Title: System-Level Techno-Economic & Environmental Design Optimization for Ocean Wave Energy

Abstract: Wave energy converters (WECs) can advance the global energy transition by harnessing ocean waves to produce clean power for utility grids and offshore activities. This presentation describes (1) a systems optimization framework to determine the ideal WEC design considering techno-economic viability and environmental impacts at the industry level; and (2) an implementation of the techno-economic portion of this optimization for one WEC concept.

The proposed framework combines aspects of multidisciplinary design optimization, control co-design, life cycle analysis, techno-economic analysis, and systems engineering to suggest a suite of value metrics, a process for metric weighting, and an integrated methodology for WEC design optimization. The process articulated here can generalize to other emerging energy technologies, ultimately advancing the decarbonization of the electricity sector.

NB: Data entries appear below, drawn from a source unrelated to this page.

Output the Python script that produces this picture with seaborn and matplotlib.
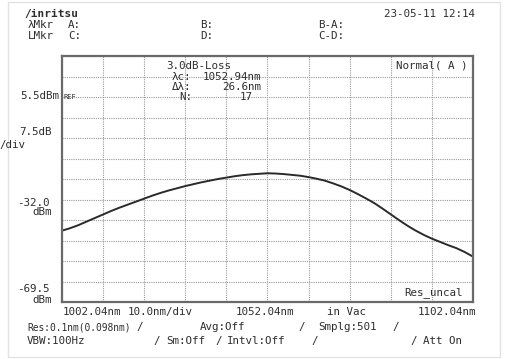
import matplotlib
matplotlib.use("Agg")
import pandas as pd
import seaborn as sns
import matplotlib.pyplot as plt
from matplotlib.patches import Rectangle

# spectrum (wavelength nm, level dBm)
wavelength = [1002.04, 1004, 1006, 1008, 1010, 1012, 1014, 1016, 1018, 1020,
              1022, 1024, 1026, 1028, 1030, 1032, 1034, 1036, 1038, 1040,
              1042, 1044, 1046, 1048, 1050, 1052, 1054, 1056, 1058, 1060,
              1062, 1064, 1066, 1068, 1070, 1072, 1074, 1076, 1078, 1080,
              1082, 1084, 1086, 1088, 1090, 1092, 1094, 1096, 1098, 1100,
              1102.04]
level = [-43.4, -42.5, -41.4, -40.1, -38.8, -37.5, -36.2, -35.0, -33.9, -32.8,
         -31.7, -30.6, -29.6, -28.7, -27.9, -27.1, -26.4, -25.7, -25.1, -24.5,
         -24.0, -23.5, -23.1, -22.8, -22.6, -22.4, -22.5, -22.7, -23.0, -23.3,
         -23.8, -24.4, -25.1, -26.1, -27.2, -28.5, -30.0, -31.6, -33.3, -35.3,
         -37.4, -39.5, -41.5, -43.3, -44.9, -46.3, -47.5, -48.7, -49.8, -51.2,
         -52.9]

x_start, x_stop, x_div = 1002.04, 1102.04, 10.0
ref_level, db_div = 5.5, 7.5
bottom_level = -69.5

df = pd.DataFrame({"nm": wavelength, "dBm": level})

sns.set_style("white")
plt.rcParams['font.family'] = ['DejaVu Sans Mono', 'DejaVu Sans']

W, H = 506, 359
fig = plt.figure(figsize=(W / 100, H / 100), dpi=100)
ax = fig.add_axes([62 / W, 57 / H, 411 / W, 246 / H])

sns.lineplot(data=df, x="nm", y="dBm", ax=ax, color="#2a2a2a", linewidth=1.4)

ax.set_xlim(x_start, x_stop)
ax.set_ylim(bottom_level, bottom_level + 12 * db_div)
ax.set_xticks([x_start + i * x_div for i in range(11)])
ax.set_yticks([bottom_level + i * db_div for i in range(13)])
ax.grid(True, color="#9a9a9a", linestyle=(0, (1, 1)), linewidth=0.8)
ax.tick_params(length=0, labelbottom=False, labelleft=False)
ax.set_xlabel("")
ax.set_ylabel("")
for s in ax.spines.values():
    s.set_color("#6a6a6a")
    s.set_linewidth(1.6)

tc = "#2e2e2e"
fs = 7.8


def t(x, y, s, ha="left", size=fs, **kw):
    fig.text(x / W, 1 - y / H, s, ha=ha, va="center", fontsize=size, color=tc, **kw)


# faint screen frame
fig.patches.append(Rectangle((8 / W, 2 / H), 492 / W, 355 / H, transform=fig.transFigure,
                             fill=False, edgecolor="#e2e2e2", linewidth=1))

# header
t(24, 14, "/inritsu", weight="bold", size=8)
t(475, 14, "23-05-11 12:14", ha="right")
t(28, 25, "λMkr")
t(68, 25, "A:")
t(200, 25, "B:")
t(318, 25, "B-A:")
t(28, 36, "LMkr")
t(68, 36, "C:")
t(200, 36, "D:")
t(318, 36, "C-D:")

# measurement box inside grid
t(166, 66, "3.0dB-Loss")
t(172, 77, "λc:")
t(261, 77, "1052.94nm", ha="right")
t(172, 87, "Δλ:")
t(261, 87, "26.6nm", ha="right")
t(179, 97, "N:")
t(253, 97, "17", ha="right")
t(468, 66, "Normal( A )", ha="right")
t(463, 293, "Res_uncal", ha="right")

# level scale
t(59, 96, f"{ref_level}dBm", ha="right")
t(64, 97, "REF", size=5)
t(52, 132, f"{db_div}dB", ha="right")
t(-1, 145, "/div")
t(50, 203, f"{ref_level - 5 * db_div:.1f}", ha="right")
t(52, 212, "dBm", ha="right")
t(50, 289, f"{bottom_level}", ha="right")
t(52, 300, "dBm", ha="right")

# wavelength scale
t(63, 312, f"{x_start:.2f}nm")
t(128, 312, f"{x_div:.1f}nm/div")
t(236, 312, f"{(x_start + x_stop) / 2:.2f}nm")
t(327, 312, "in Vac")
t(476, 312, f"{x_stop:.2f}nm", ha="right")

# settings
t(27, 327, "Res:0.1nm(0.098nm)", size=6.9)
t(136, 327, "/")
t(200, 327, "Avg:Off")
t(298, 327, "/")
t(318, 327, "Smplg:501")
t(392, 327, "/")
t(27, 341, "VBW:100Hz")
t(153, 341, "/")
t(166, 341, "Sm:Off")
t(215, 341, "/")
t(227, 341, "Intvl:Off")
t(311, 341, "/")
t(410, 341, "/")
t(423, 341, "Att On")

fig.savefig("out.png", dpi=100, facecolor="white")
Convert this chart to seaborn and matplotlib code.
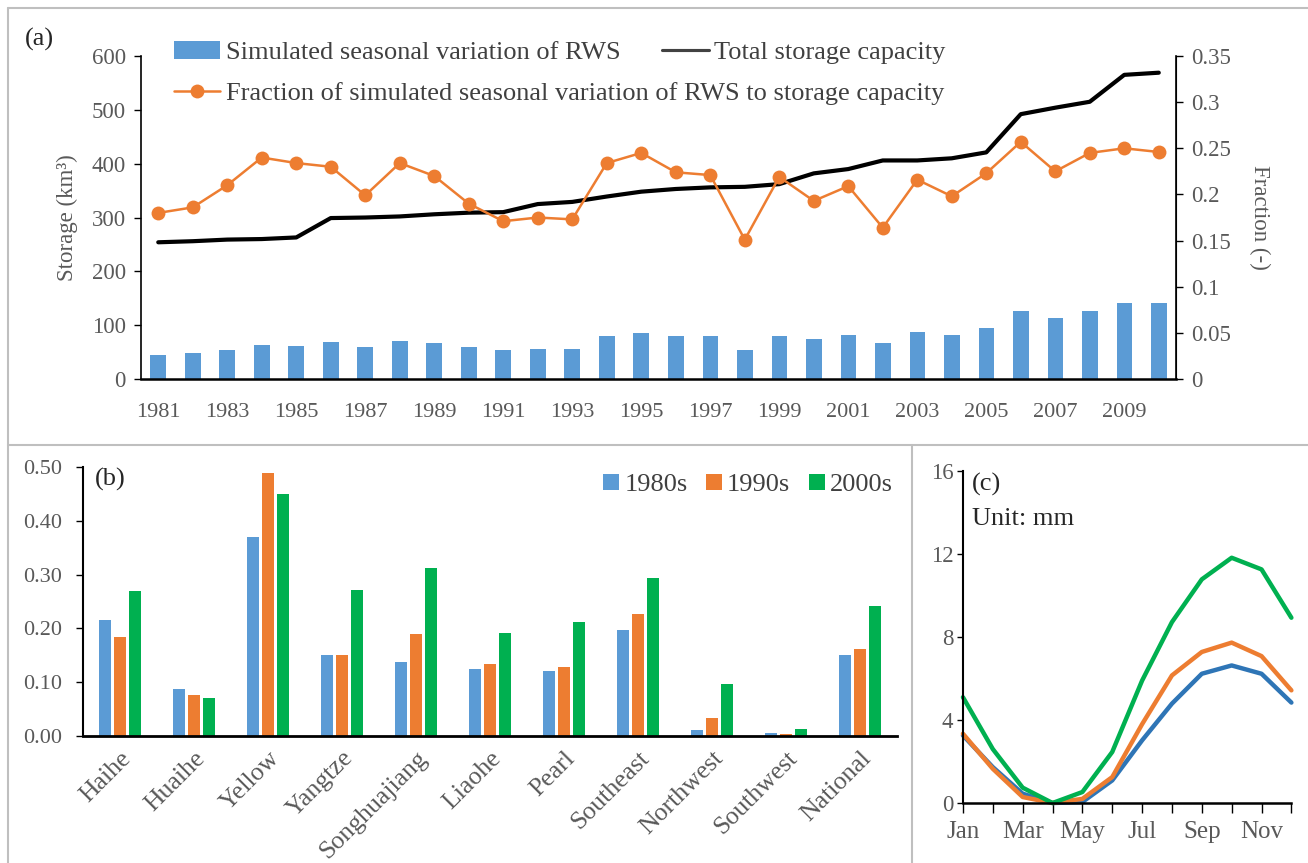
import numpy as np
import pandas as pd
import matplotlib
matplotlib.use("Agg")
import matplotlib.pyplot as plt
from matplotlib.lines import Line2D
import seaborn as sns

# panel (a) - annual series
years = list(range(1981, 2011))
rws = [45, 48, 54, 63, 62, 69, 60, 71, 67, 59, 53, 56, 56, 80, 85, 80,
       79, 54, 80, 74, 82, 66, 88, 82, 94, 126, 114, 126, 141, 141]
capacity = [254, 256, 259, 260, 263, 299, 300, 302, 306, 309, 310, 325, 329, 339, 348, 353,
            356, 357, 362, 382, 390, 406, 406, 410, 421, 492, 504, 515, 565, 569]
fraction = [0.180, 0.186, 0.210, 0.240, 0.234, 0.230, 0.199, 0.234, 0.220, 0.190, 0.171,
            0.175, 0.173, 0.234, 0.245, 0.224, 0.221, 0.151, 0.219, 0.193, 0.209, 0.164,
            0.216, 0.198, 0.223, 0.257, 0.225, 0.245, 0.250, 0.246]

# panel (b) - fraction by basin and decade
regions = ['Haihe', 'Huaihe', 'Yellow', 'Yangtze', 'Songhuajiang', 'Liaohe', 'Pearl',
           'Southeast', 'Northwest', 'Southwest', 'National']
decades = ['1980s', '1990s', '2000s']
frac_1980s = [0.215, 0.087, 0.369, 0.151, 0.138, 0.124, 0.120, 0.197, 0.012, 0.006, 0.151]
frac_1990s = [0.184, 0.077, 0.488, 0.151, 0.190, 0.134, 0.128, 0.226, 0.034, 0.004, 0.161]
frac_2000s = [0.269, 0.071, 0.449, 0.271, 0.312, 0.192, 0.211, 0.294, 0.097, 0.013, 0.241]

# panel (c) - monthly cycle (mm)
months = ['Jan', 'Feb', 'Mar', 'Apr', 'May', 'Jun', 'Jul', 'Aug', 'Sep', 'Oct', 'Nov', 'Dec']
mm_1980s = [3.26, 1.73, 0.45, 0.0, 0.05, 1.09, 3.02, 4.79, 6.23, 6.63, 6.23, 4.84]
mm_1990s = [3.34, 1.65, 0.29, 0.0, 0.20, 1.25, 3.80, 6.15, 7.28, 7.73, 7.08, 5.43]
mm_2000s = [5.10, 2.60, 0.74, 0.0, 0.53, 2.46, 5.90, 8.72, 10.78, 11.82, 11.26, 8.93]

blue, orange, green = '#5B9BD5', '#ED7D31', '#00B050'
grey_txt = '#595959'

sns.set_style('white')
plt.rcParams['font.family'] = ['Liberation Serif', 'DejaVu Serif']

fig = plt.figure(figsize=(13.08, 8.63), dpi=100)
ax_a = fig.add_axes([0.1078, 0.5608, 0.7913, 0.3743])
ax_b = fig.add_axes([0.0635, 0.1472, 0.6223, 0.3117])
ax_c = fig.add_axes([0.7362, 0.0695, 0.2511, 0.3847])

# panel borders
for xs, ys in [([0.0061, 1.0], [0.9907, 0.9907]), ([0.0061, 0.0061], [0.0, 0.9907]),
               ([0.0061, 1.0], [0.4844, 0.4844]), ([0.6972, 0.6972], [0.0, 0.4844])]:
    fig.add_artist(Line2D(xs, ys, transform=fig.transFigure, color='#BFBFBF', lw=1.5))

# ---- (a)
df_a = pd.DataFrame({'year': years, 'rws': rws, 'cap': capacity, 'frac': fraction,
                     'pos': np.arange(len(years))})
sns.barplot(data=df_a, x='pos', y='rws', color=blue, width=0.45, ax=ax_a,
            linewidth=0, saturation=1)
sns.lineplot(data=df_a, x='pos', y='cap', color='black', linewidth=3, ax=ax_a)
ax2 = ax_a.twinx()
sns.lineplot(data=df_a, x='pos', y='frac', color=orange, linewidth=1.8, marker='o',
             markersize=10, markeredgewidth=0, ax=ax2)
ax_a.set_xlim(-0.5, len(years) - 0.5)
ax_a.set_ylim(0, 600)
ax2.set_ylim(0, 0.35)
ax_a.set_yticks(range(0, 601, 100))
ax2.set_yticks(np.arange(0, 0.351, 0.05))
ax2.set_yticklabels([f'{v:g}' for v in np.arange(0, 0.351, 0.05).round(2)])
ax_a.set_xticks(range(0, len(years), 2))
ax_a.set_xticklabels(years[::2])
ax_a.tick_params(axis='x', length=0, pad=17, labelsize=16, labelcolor=grey_txt)
ax_a.tick_params(axis='y', direction='out', length=5, width=1, color='black', left=True,
                 labelsize=16.5, labelcolor=grey_txt, pad=6)
ax2.tick_params(axis='y', direction='out', length=5, width=1, color='black', right=True,
                labelsize=16.5, labelcolor=grey_txt, pad=6)
ax_a.set_xlabel('')
ax_a.set_ylabel('Storage (km³)', fontsize=16.5, color=grey_txt, labelpad=10)
ax2.set_ylabel('Fraction (-)', fontsize=16.5, color=grey_txt, rotation=270, labelpad=28)
for ax in (ax_a, ax2):
    ax.spines['top'].set_visible(False)
    for s in ('left', 'right', 'bottom'):
        ax.spines[s].set_color('black')
ax_a.spines['bottom'].set_linewidth(1.8)
ax_a.spines['left'].set_linewidth(1.2)
ax2.spines['right'].set_linewidth(1.2)
ax2.spines['left'].set_visible(False)
ax2.spines['bottom'].set_visible(False)

bar_h = ax_a.containers[0]
cap_h = ax_a.lines[0]
frac_h = ax2.lines[0]
leg1 = fig.legend([bar_h, cap_h], ['Simulated seasonal variation of RWS', 'Total storage capacity'],
                  loc='upper left', bbox_to_anchor=(0.123, 0.968), ncol=2, frameon=False,
                  fontsize=19, handlelength=1.75, handletextpad=0.2, columnspacing=1.6,
                  borderpad=0, labelcolor='#404040')
leg2 = fig.legend([frac_h], ['Fraction of simulated seasonal variation of RWS to storage capacity'],
                  loc='upper left', bbox_to_anchor=(0.123, 0.921), frameon=False,
                  fontsize=19, handlelength=1.75, handletextpad=0.2, borderpad=0,
                  labelcolor='#404040')
fig.text(0.019, 0.968, '(a)', fontsize=19, va='top', ha='left')

# ---- (b)
df_b = pd.DataFrame({'region': regions * 3,
                     'decade': np.repeat(decades, len(regions)),
                     'value': frac_1980s + frac_1990s + frac_2000s})
sns.barplot(data=df_b, x='region', y='value', hue='decade', palette=[blue, orange, green],
            width=0.6, gap=0.2, saturation=1, linewidth=0, ax=ax_b)
ax_b.set_ylim(0, 0.5)
ax_b.set_xlim(-0.5, len(regions) - 0.5)
ax_b.set_yticks(np.arange(0, 0.51, 0.1))
ax_b.set_yticklabels([f'{v:.2f}' for v in np.arange(0, 0.51, 0.1)])
ax_b.tick_params(axis='y', direction='out', length=5, width=1, color='black', left=True,
                 labelsize=16, labelcolor=grey_txt, pad=10)
ax_b.tick_params(axis='x', length=0, pad=8, labelsize=18.5, labelcolor=grey_txt)
plt.setp(ax_b.get_xticklabels(), rotation=45, ha='right', rotation_mode='anchor')
ax_b.set_xlabel('')
ax_b.set_ylabel('')
ax_b.spines['top'].set_visible(False)
ax_b.spines['right'].set_visible(False)
ax_b.spines['left'].set_color('black')
ax_b.spines['bottom'].set_color('black')
ax_b.spines['bottom'].set_linewidth(2)
ax_b.spines['left'].set_linewidth(1.5)
ax_b.legend(loc='upper right', bbox_to_anchor=(0.995, 0.975), ncol=3, frameon=False, fontsize=19,
            handlelength=0.6, handleheight=0.6, handletextpad=0.2, columnspacing=0.7,
            borderaxespad=0, borderpad=0, labelcolor='#404040', title=None)
ax_b.text(0.015, 0.995, '(b)', transform=ax_b.transAxes, fontsize=19, va='top', ha='left')

# ---- (c)
df_c = pd.DataFrame({'month': list(range(12)) * 3,
                     'decade': np.repeat(decades, 12),
                     'mm': mm_1980s + mm_1990s + mm_2000s})
sns.lineplot(data=df_c, x='month', y='mm', hue='decade', palette=['#2E75B6', orange, green],
             linewidth=3.2, legend=False, ax=ax_c, clip_on=False)
ax_c.set_xlim(0, 11)
ax_c.set_ylim(0, 16)
ax_c.set_yticks([0, 4, 8, 12, 16])
ax_c.set_xticks(range(12))
ax_c.set_xticklabels([m if i % 2 == 0 else '' for i, m in enumerate(months)])
ax_c.tick_params(axis='x', direction='out', length=7, width=1, color='black', bottom=True,
                 labelsize=18, labelcolor=grey_txt, pad=6)
ax_c.tick_params(axis='y', direction='out', length=4, width=1, color='black', left=True,
                 labelsize=16.5, labelcolor=grey_txt, pad=3)
ax_c.set_xlabel('')
ax_c.set_ylabel('')
ax_c.spines['top'].set_visible(False)
ax_c.spines['right'].set_visible(False)
ax_c.spines['left'].set_color('black')
ax_c.spines['bottom'].set_color('black')
ax_c.spines['bottom'].set_linewidth(1.8)
ax_c.spines['left'].set_linewidth(1.5)
ax_c.text(0.027, 0.995, '(c)', transform=ax_c.transAxes, fontsize=19, va='top', ha='left')
ax_c.text(0.027, 0.89, 'Unit: mm', transform=ax_c.transAxes, fontsize=19, va='top', ha='left')

fig.savefig('out.png', dpi=100)
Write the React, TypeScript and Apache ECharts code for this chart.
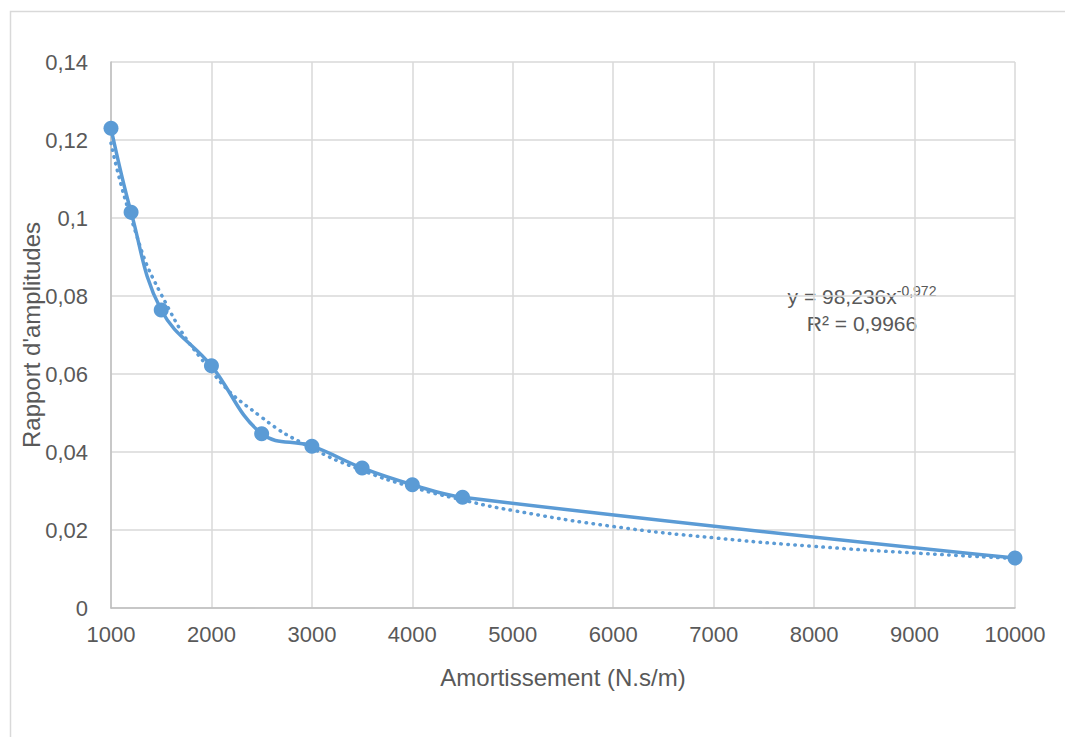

The implementation section presents results for the multiobjective optimization of a two-body point absorber WEC design benchmark. The geometry and controller parameters are optimized using sequential quadratic programming to minimize the levelized cost of energy and the coefficient of variation of power. Parameter sensitivities and a Pareto tradeoff curve are shown. Two different hydrodynamic methods are compared: an accurate analytical solution to the 3D boundary value problem using Bessel functions, and a simplified analytical solution that approximates wave diffraction. Structural loads and controller force saturation are taken into account, and the implications for WEC design are discussed.